Warmoth LPS

No Gibson designs at all. Gibson would rather descend into obscurity than let others help market and popularize their product for free.
 
I share your frustration Cagey, but $111 million in revenue is hardly the slippery slope into obscurity.  Gibson is not hurt in the slightest through its stringent patent protection.  Its product depth (acoustic guitars, mandolins, banjos, electric guitars, etc.) and brand diversity (Epiphone, Kramer, and Steinberger, Baldwin pianos, Slingerland drums, Tobias bass, Cerwin-Vega audio equipment, Wurlitzer vending machines and jukeboxes, and Echoplex amps) source revenues from too many veins to be adversely affected.

Plus, the iconic history of the LP, SG and 335 have created the desire of many guitarists to own them.  Gibson does not need Warmoth to promote their designs-- They have the marketing influence of genuine rock stars.

So then, why be concerned by a small replacement parts company's infringement?  GREED!
 
Well they still make several Gibson designs it seems, albeit changed.
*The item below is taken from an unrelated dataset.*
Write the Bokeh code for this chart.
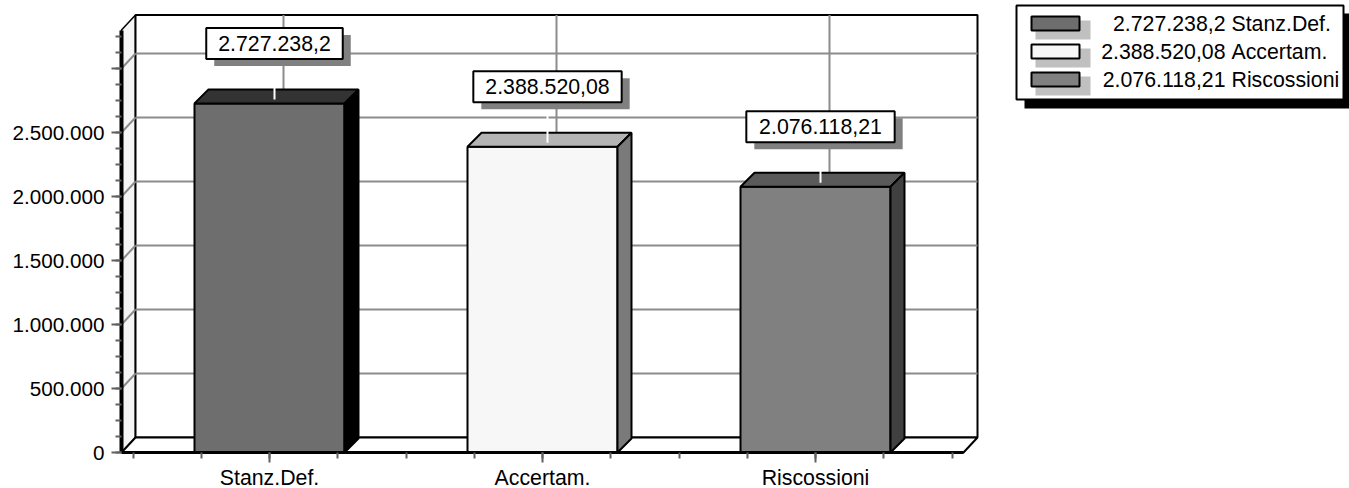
import numpy as np
from bokeh.plotting import figure
from bokeh.models import LinearAxis, FixedTicker, Range1d
from bokeh.core.properties import value
from bokeh.embed import file_html
from bokeh.resources import INLINE

# ---------------- data ----------------
categories = ["Stanz.Def.", "Accertam.", "Riscossioni"]
amounts = [2727238.2, 2388520.08, 2076118.21]
y_tick_values = [0, 500000, 1000000, 1500000, 2000000, 2500000, 3000000]
y_tick_labels = ["0", "500.000", "1.000.000", "1.500.000", "2.000.000", "2.500.000", ""]

# ---------------- styles ----------------
front_colors = ["#6e6e6e", "#f7f7f7", "#808080"]
top_colors = ["#333333", "#b4b4b4", "#5a5a5a"]
side_colors = ["#000000", "#7a7a7a", "#404040"]
FONT = "Liberation Sans"
FS_PX = 21.3
FS = f"{FS_PX}px"
FS_AX = "20.7px"
GRID = "#8c8c8c"
TICK = "#606060"


def it_num(v):
    ip, _, fp = repr(float(v)).partition(".")
    s = f"{int(ip):,}".replace(",", ".")
    if fp and fp != "0":
        s += "," + fp
    return s


def text_width(s, size):
    # Arial / Liberation Sans advance widths (per 1000 em)
    w = {".": 278, ",": 278, " ": 278}
    return sum(w.get(ch, 556) for ch in s) * size / 1000.0


# ---------------- layout (pixel geometry -> data units) ----------------
W, H = 1349, 488
CAT_PX = 273.0
VAL_PX = 128.0 / 1e6
CX_PAGE = 269.0
Y0_PAGE = 452.0


def X(px):
    return (px - CX_PAGE) / CAT_PX


def Y(py):
    return (Y0_PAGE - py) / VAL_PX


def DX(px):
    return px / CAT_PX


def DY(px):
    return px / VAL_PX


p = figure(width=W, height=H, x_range=Range1d(X(0), X(W)),
           y_range=Range1d(Y(H), Y(0)), output_backend="svg",
           toolbar_location=None, x_axis_type=None, y_axis_type=None,
           min_border=0, outline_line_color=None,
           background_fill_color="white", border_fill_color="white")

n = len(categories)
xs = list(range(n))
xl, xr = X(121), X(963)
wdx, wdy = DX(14), DY(15)
y_top = 3300000

# walls and floor
p.patch([xl, xl, xl + wdx, xl + wdx], [0, y_top, y_top + wdy, wdy],
        fill_color="#f5f5f5", line_color="black", line_width=1.5)
p.quad(left=[xl + wdx], right=[xr + wdx], bottom=[wdy], top=[y_top + wdy],
       fill_color="white", line_color="black", line_width=2)

# gridlines
gv = [v for v in y_tick_values if v > 0]
p.segment(x0=[xl] * len(gv), y0=gv, x1=[xl + wdx] * len(gv), y1=[v + wdy for v in gv],
          line_color=GRID, line_width=2)
p.segment(x0=[xl + wdx] * len(gv), y0=[v + wdy for v in gv], x1=[xr + wdx] * len(gv),
          y1=[v + wdy for v in gv], line_color=GRID, line_width=2)
p.segment(x0=[c + DX(14) for c in xs], y0=[wdy] * n, x1=[c + DX(14) for c in xs],
          y1=[y_top + wdy] * n, line_color=GRID, line_width=2)

p.patch([xl, xr, xr + wdx, xl + wdx], [0, 0, wdy, wdy],
        fill_color="white", line_color="black", line_width=2)

# 3D bars
bw = DX(150)
bdx, bdy = DX(14), DY(14)
x0 = [c - bw / 2 for c in xs]
x1 = [c + bw / 2 for c in xs]
p.quad(left=x0, right=x1, bottom=[0] * n, top=amounts, fill_color=front_colors,
       line_color="black", line_width=2)
p.patches(xs=[[a, b, b + bdx, a + bdx] for a, b in zip(x0, x1)],
          ys=[[v, v, v + bdy, v + bdy] for v in amounts],
          fill_color=top_colors, line_color="black", line_width=2)
p.patches(xs=[[b, b, b + bdx, b + bdx] for b in x1],
          ys=[[0, v, v + bdy, bdy] for v in amounts],
          fill_color=side_colors, line_color="black", line_width=2)

# leader lines
lx = [c + DX(5) for c in xs]
ly = [v + DY(60) for v in amounts]
p.segment(x0=lx, y0=ly, x1=lx, y1=[v + DY(4) for v in amounts],
          line_color="white", line_width=2)

# value labels: shadow, box, text
labels = [it_num(v) for v in amounts]
box_w = [text_width(s, FS_PX) + 24 for s in labels]
p.rect(x=[x + DX(8) for x in lx], y=[y - DY(7) for y in ly], width=box_w,
       height=[31] * n, width_units="screen", height_units="screen",
       fill_color="#808080", line_color=None)
p.rect(x=lx, y=ly, width=box_w, height=[31] * n, width_units="screen",
       height_units="screen", fill_color="white", line_color="black", line_width=2)
p.text(x=lx, y=ly, text=labels, text_align="center", text_baseline="middle",
       text_font=value(FONT), text_font_size=FS, text_color="black")

# legend (drawn)
p.quad(left=[X(1024)], right=[X(1360)], top=[Y(13)], bottom=[Y(108)],
       fill_color="black", line_color=None)
p.quad(left=[X(1016)], right=[X(1343)], top=[Y(5)], bottom=[Y(99)],
       fill_color="white", line_color="black", line_width=2)
rows = [23 + 28 * i for i in range(n)]
p.quad(left=[X(1035)] * n, right=[X(1090)] * n, top=[Y(r - 3) for r in rows],
       bottom=[Y(r + 16) for r in rows], fill_color="#c0c0c0", line_color=None)
p.quad(left=[X(1031)] * n, right=[X(1079)] * n, top=[Y(r - 7) for r in rows],
       bottom=[Y(r + 7) for r in rows], fill_color=front_colors, line_color="black",
       line_width=2)
p.text(x=[X(1225)] * n, y=[Y(r) for r in rows], text=labels,
       text_align="right", text_baseline="middle", text_font=value(FONT),
       text_font_size=FS, text_color="black")
p.text(x=[X(1231)] * n, y=[Y(r) for r in rows], text=categories,
       text_align="left", text_baseline="middle", text_font=value(FONT),
       text_font_size=FS, text_color="black")

# axes
y_minor = [float(t) for t in np.arange(0, y_top, 125000)]
yax = LinearAxis(fixed_location=xl, bounds=(0, y_top),
                 ticker=FixedTicker(ticks=y_tick_values, minor_ticks=y_minor),
                 major_label_overrides={t: l for t, l in zip(y_tick_values, y_tick_labels)},
                 axis_line_color="black", axis_line_width=4,
                 major_tick_line_color=TICK, major_tick_line_width=2,
                 major_tick_out=10, major_tick_in=0,
                 minor_tick_line_color=TICK, minor_tick_line_width=2,
                 minor_tick_out=6, minor_tick_in=0,
                 major_label_standoff=7,
                 major_label_text_font=FONT, major_label_text_font_size=FS_AX,
                 major_label_text_color="black")
p.add_layout(yax, "left")

x_minor = [float(t) for t in np.arange(-0.5, n - 0.5 + 0.01, 0.25)]
xax = LinearAxis(fixed_location=0, bounds=(xl, xr),
                 ticker=FixedTicker(ticks=xs, minor_ticks=x_minor),
                 major_label_overrides={i: c for i, c in zip(xs, categories)},
                 axis_line_color="black", axis_line_width=3,
                 major_tick_line_color=TICK, major_tick_line_width=2,
                 major_tick_out=10, major_tick_in=0,
                 minor_tick_line_color=TICK, minor_tick_line_width=2,
                 minor_tick_out=6, minor_tick_in=0,
                 major_label_standoff=3,
                 major_label_text_font=FONT, major_label_text_font_size=FS,
                 major_label_text_color="black")
p.add_layout(xax, "below")

open("out.html", "w").write(file_html(p, INLINE))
Has anyone heard of any plans to come out with a Warmoth LPs style body, sort of like the new "Regal?"
 
Cagey said:
No Gibson designs at all. Gibson would rather descend into obscurity than let others help market and popularize their product for free.
This is the stupidest thing in the long line of stupid things you've said.

How, exactly, does selling a copyright-infringing, directly competing product constitute free marketing and promotion?

I'm sure Pepsi and Coca-Cola are best friends and love how their products advertise each oth... oh, wait. Okay, well I bet Apple are really fond of all the other mp3 pla... okay, no, bad example there, too. Netflix's revenue must have spiked after LOVEFiLM star... whoops. Biggie and Tupac really apprecia... aww, shit. Metallica were ecstatic when Megade... balls.


We've been over this a hundred times. If Gibson (or any other company) doesn't protect its patents in every single instance, a precedent is set allowing people to directly steal their IP. If you let one thing slide, no matter how large or small (and Warmoth most certainly is not at the small end of the scale), if you then try to take action later you're just told that you didn't protect your IP before so you've no ground to protect it now. This is why everyone can get away with ripping off Fender, as they never protected their IP in the early days and a precedent fell into place preventing them from then protecting their IP later.

But apparently international copyright and trademark laws should not apply to random peoples' guitar supplier of choice because entitlement.
 
Regal, rhymes with eagle, beagle and also legal.

So the Regal is the probably the nearest LP type shape we will now see.
 
Ribeye said:
So then, why be concerned by a small replacement parts company's infringement?  GREED!

Or maybe it's because if trademarks/copyrights/whatever aren't protected, you can lose the legal rights they provided you in the first place.